_WHAT TO DO_
Without the pictures, set down every line of the data exactly.

## Begin MATERIAL PROVIDED

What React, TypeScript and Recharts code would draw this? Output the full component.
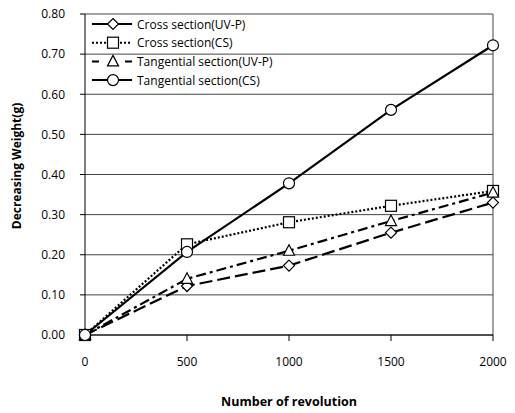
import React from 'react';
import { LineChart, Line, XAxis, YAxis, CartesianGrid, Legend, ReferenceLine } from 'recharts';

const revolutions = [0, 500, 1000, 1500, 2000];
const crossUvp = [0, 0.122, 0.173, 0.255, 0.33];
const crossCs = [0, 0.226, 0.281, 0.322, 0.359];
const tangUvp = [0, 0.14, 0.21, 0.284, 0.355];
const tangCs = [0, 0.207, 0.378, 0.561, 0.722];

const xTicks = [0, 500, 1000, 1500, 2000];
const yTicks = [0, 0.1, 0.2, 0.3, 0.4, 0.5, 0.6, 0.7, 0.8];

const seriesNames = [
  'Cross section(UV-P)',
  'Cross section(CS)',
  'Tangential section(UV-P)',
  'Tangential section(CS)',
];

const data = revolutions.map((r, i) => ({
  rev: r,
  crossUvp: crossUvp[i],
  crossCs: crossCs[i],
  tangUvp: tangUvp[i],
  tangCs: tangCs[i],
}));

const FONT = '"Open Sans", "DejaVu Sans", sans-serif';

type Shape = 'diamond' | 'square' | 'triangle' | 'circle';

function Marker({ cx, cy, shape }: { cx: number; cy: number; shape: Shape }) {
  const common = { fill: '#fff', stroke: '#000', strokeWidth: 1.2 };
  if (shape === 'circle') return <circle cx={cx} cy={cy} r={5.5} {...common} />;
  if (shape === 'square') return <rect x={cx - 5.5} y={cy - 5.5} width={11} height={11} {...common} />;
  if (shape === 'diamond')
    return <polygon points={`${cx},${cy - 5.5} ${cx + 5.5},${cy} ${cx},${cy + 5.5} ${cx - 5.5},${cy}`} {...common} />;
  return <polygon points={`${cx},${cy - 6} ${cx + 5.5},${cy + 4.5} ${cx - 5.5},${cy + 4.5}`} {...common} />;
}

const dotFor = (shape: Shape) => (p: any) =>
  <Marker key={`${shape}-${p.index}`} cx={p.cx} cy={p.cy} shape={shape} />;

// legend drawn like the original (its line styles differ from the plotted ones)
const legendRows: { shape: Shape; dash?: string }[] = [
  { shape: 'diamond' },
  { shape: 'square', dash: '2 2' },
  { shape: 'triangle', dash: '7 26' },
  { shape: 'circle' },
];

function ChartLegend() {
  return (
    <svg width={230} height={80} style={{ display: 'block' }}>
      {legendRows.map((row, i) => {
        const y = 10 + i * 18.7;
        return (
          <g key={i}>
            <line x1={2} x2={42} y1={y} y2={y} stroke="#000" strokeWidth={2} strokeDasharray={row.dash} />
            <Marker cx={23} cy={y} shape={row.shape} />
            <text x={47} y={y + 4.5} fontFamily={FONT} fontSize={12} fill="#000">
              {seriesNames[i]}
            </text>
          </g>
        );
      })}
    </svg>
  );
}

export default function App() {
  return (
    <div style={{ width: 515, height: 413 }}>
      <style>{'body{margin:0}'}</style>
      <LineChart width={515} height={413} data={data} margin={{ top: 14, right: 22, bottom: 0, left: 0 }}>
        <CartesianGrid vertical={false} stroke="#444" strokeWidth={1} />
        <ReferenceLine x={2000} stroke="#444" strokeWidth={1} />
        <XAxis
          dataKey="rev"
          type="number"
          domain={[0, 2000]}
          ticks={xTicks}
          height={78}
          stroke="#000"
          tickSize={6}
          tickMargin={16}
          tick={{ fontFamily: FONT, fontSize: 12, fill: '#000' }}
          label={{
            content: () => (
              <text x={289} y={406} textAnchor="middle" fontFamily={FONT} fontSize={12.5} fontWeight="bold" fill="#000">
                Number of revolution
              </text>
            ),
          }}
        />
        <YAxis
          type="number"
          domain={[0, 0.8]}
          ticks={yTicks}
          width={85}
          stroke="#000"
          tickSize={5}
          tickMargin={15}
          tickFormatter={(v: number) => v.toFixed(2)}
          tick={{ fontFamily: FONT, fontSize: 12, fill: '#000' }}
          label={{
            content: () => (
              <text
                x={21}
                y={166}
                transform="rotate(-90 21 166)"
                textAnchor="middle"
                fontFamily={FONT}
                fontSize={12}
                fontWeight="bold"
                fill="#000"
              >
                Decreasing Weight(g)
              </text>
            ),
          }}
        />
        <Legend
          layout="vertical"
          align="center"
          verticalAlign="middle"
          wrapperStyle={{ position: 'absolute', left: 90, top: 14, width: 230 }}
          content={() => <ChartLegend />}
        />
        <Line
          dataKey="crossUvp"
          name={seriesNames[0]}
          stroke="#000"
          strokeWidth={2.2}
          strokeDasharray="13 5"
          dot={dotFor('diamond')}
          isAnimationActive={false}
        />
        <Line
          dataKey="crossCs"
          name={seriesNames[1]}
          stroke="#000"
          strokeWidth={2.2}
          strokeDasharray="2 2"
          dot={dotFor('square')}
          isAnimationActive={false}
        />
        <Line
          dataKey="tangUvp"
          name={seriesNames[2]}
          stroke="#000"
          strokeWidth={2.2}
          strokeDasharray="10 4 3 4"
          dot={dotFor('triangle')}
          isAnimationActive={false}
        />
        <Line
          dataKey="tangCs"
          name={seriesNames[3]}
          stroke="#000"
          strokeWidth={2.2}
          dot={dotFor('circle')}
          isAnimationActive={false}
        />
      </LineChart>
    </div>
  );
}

## End MATERIAL PROVIDED

_OUTPUT BELOW_
What React, TypeScript and Recharts code would draw this? Output the full component.
import React from 'react';
import { LineChart, Line, XAxis, YAxis, CartesianGrid, Legend, ReferenceLine } from 'recharts';

const revolutions = [0, 500, 1000, 1500, 2000];
const crossUvp = [0, 0.122, 0.173, 0.255, 0.33];
const crossCs = [0, 0.226, 0.281, 0.322, 0.359];
const tangUvp = [0, 0.14, 0.21, 0.284, 0.355];
const tangCs = [0, 0.207, 0.378, 0.561, 0.722];

const xTicks = [0, 500, 1000, 1500, 2000];
const yTicks = [0, 0.1, 0.2, 0.3, 0.4, 0.5, 0.6, 0.7, 0.8];

const seriesNames = [
  'Cross section(UV-P)',
  'Cross section(CS)',
  'Tangential section(UV-P)',
  'Tangential section(CS)',
];

const data = revolutions.map((r, i) => ({
  rev: r,
  crossUvp: crossUvp[i],
  crossCs: crossCs[i],
  tangUvp: tangUvp[i],
  tangCs: tangCs[i],
}));

const FONT = '"Open Sans", "DejaVu Sans", sans-serif';

type Shape = 'diamond' | 'square' | 'triangle' | 'circle';

function Marker({ cx, cy, shape }: { cx: number; cy: number; shape: Shape }) {
  const common = { fill: '#fff', stroke: '#000', strokeWidth: 1.2 };
  if (shape === 'circle') return <circle cx={cx} cy={cy} r={5.5} {...common} />;
  if (shape === 'square') return <rect x={cx - 5.5} y={cy - 5.5} width={11} height={11} {...common} />;
  if (shape === 'diamond')
    return <polygon points={`${cx},${cy - 5.5} ${cx + 5.5},${cy} ${cx},${cy + 5.5} ${cx - 5.5},${cy}`} {...common} />;
  return <polygon points={`${cx},${cy - 6} ${cx + 5.5},${cy + 4.5} ${cx - 5.5},${cy + 4.5}`} {...common} />;
}

const dotFor = (shape: Shape) => (p: any) =>
  <Marker key={`${shape}-${p.index}`} cx={p.cx} cy={p.cy} shape={shape} />;

// legend drawn like the original (its line styles differ from the plotted ones)
const legendRows: { shape: Shape; dash?: string }[] = [
  { shape: 'diamond' },
  { shape: 'square', dash: '2 2' },
  { shape: 'triangle', dash: '7 26' },
  { shape: 'circle' },
];

function ChartLegend() {
  return (
    <svg width={230} height={80} style={{ display: 'block' }}>
      {legendRows.map((row, i) => {
        const y = 10 + i * 18.7;
        return (
          <g key={i}>
            <line x1={2} x2={42} y1={y} y2={y} stroke="#000" strokeWidth={2} strokeDasharray={row.dash} />
            <Marker cx={23} cy={y} shape={row.shape} />
            <text x={47} y={y + 4.5} fontFamily={FONT} fontSize={12} fill="#000">
              {seriesNames[i]}
            </text>
          </g>
        );
      })}
    </svg>
  );
}

export default function App() {
  return (
    <div style={{ width: 515, height: 413 }}>
      <style>{'body{margin:0}'}</style>
      <LineChart width={515} height={413} data={data} margin={{ top: 14, right: 22, bottom: 0, left: 0 }}>
        <CartesianGrid vertical={false} stroke="#444" strokeWidth={1} />
        <ReferenceLine x={2000} stroke="#444" strokeWidth={1} />
        <XAxis
          dataKey="rev"
          type="number"
          domain={[0, 2000]}
          ticks={xTicks}
          height={78}
          stroke="#000"
          tickSize={6}
          tickMargin={16}
          tick={{ fontFamily: FONT, fontSize: 12, fill: '#000' }}
          label={{
            content: () => (
              <text x={289} y={406} textAnchor="middle" fontFamily={FONT} fontSize={12.5} fontWeight="bold" fill="#000">
                Number of revolution
              </text>
            ),
          }}
        />
        <YAxis
          type="number"
          domain={[0, 0.8]}
          ticks={yTicks}
          width={85}
          stroke="#000"
          tickSize={5}
          tickMargin={15}
          tickFormatter={(v: number) => v.toFixed(2)}
          tick={{ fontFamily: FONT, fontSize: 12, fill: '#000' }}
          label={{
            content: () => (
              <text
                x={21}
                y={166}
                transform="rotate(-90 21 166)"
                textAnchor="middle"
                fontFamily={FONT}
                fontSize={12}
                fontWeight="bold"
                fill="#000"
              >
                Decreasing Weight(g)
              </text>
            ),
          }}
        />
        <Legend
          layout="vertical"
          align="center"
          verticalAlign="middle"
          wrapperStyle={{ position: 'absolute', left: 90, top: 14, width: 230 }}
          content={() => <ChartLegend />}
        />
        <Line
          dataKey="crossUvp"
          name={seriesNames[0]}
          stroke="#000"
          strokeWidth={2.2}
          strokeDasharray="13 5"
          dot={dotFor('diamond')}
          isAnimationActive={false}
        />
        <Line
          dataKey="crossCs"
          name={seriesNames[1]}
          stroke="#000"
          strokeWidth={2.2}
          strokeDasharray="2 2"
          dot={dotFor('square')}
          isAnimationActive={false}
        />
        <Line
          dataKey="tangUvp"
          name={seriesNames[2]}
          stroke="#000"
          strokeWidth={2.2}
          strokeDasharray="10 4 3 4"
          dot={dotFor('triangle')}
          isAnimationActive={false}
        />
        <Line
          dataKey="tangCs"
          name={seriesNames[3]}
          stroke="#000"
          strokeWidth={2.2}
          dot={dotFor('circle')}
          isAnimationActive={false}
        />
      </LineChart>
    </div>
  );
}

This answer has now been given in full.